The council members don’t get paid by the town. The two volunteer organizations on that selection committee don’t cost the town anything, so why not have a volunteer organization to keep track of our professional artists, to make sure that town at least considers them when sending out RFQs for town projects and it won’t cost the town a cent.

No one is suggesting that town necessarily CHOOSE local artists for all of its projects but at least ensure that these local guys at least hear about such projects. Obviously, the major players (art players) in town heard nothing about this particular project, but the fact they don’t even really care if they were contacted or not, tells the tale, town has hardly ever bothered to acknowledge them and that’s what the artists have come to expect.  At least, they are frustrated by such negligence, . . . probably, some are even resentful.

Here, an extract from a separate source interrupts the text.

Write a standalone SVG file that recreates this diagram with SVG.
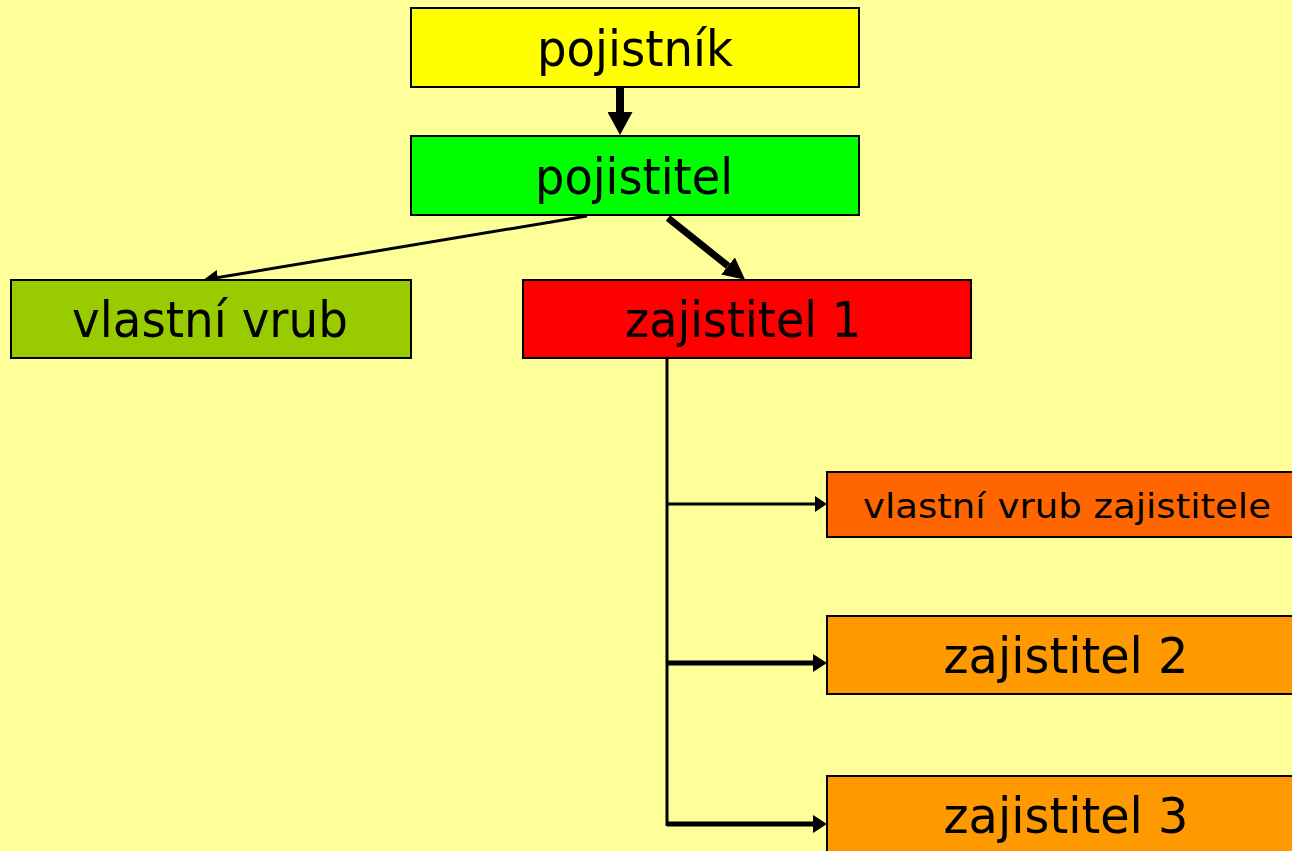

In this town we are asked to support dog runs, sports parks, soccer fields, bike and hiking trails and rowing clubs, which are all fine, healthy and worthwhile. I’m proud of our townspeople bucking the trend of obesity. People in Los Gatos want to preserve children’s graffiti on the foot bridge over the freeway or senior’s art classes in the community center, swell! The service clubs and the chamber of commerce are involved with displays of the decorative and folk arts from all over the country and the world, but when it comes to the serious, professional arts, it seems that the people who run this town aren’t even aware of its own professional artistic resources. Or, if they are aware, then I suppose town is intentionally ignoring them. Maybe there is a good reason which I’m not aware of, to explain why we sent that $100,000 over to Chico.


But for all of my efforts and clamoring about promoting local art, no one has bothered to tell me, another artist here in town, what the special reason might be for us to send the $100,000 out of this town.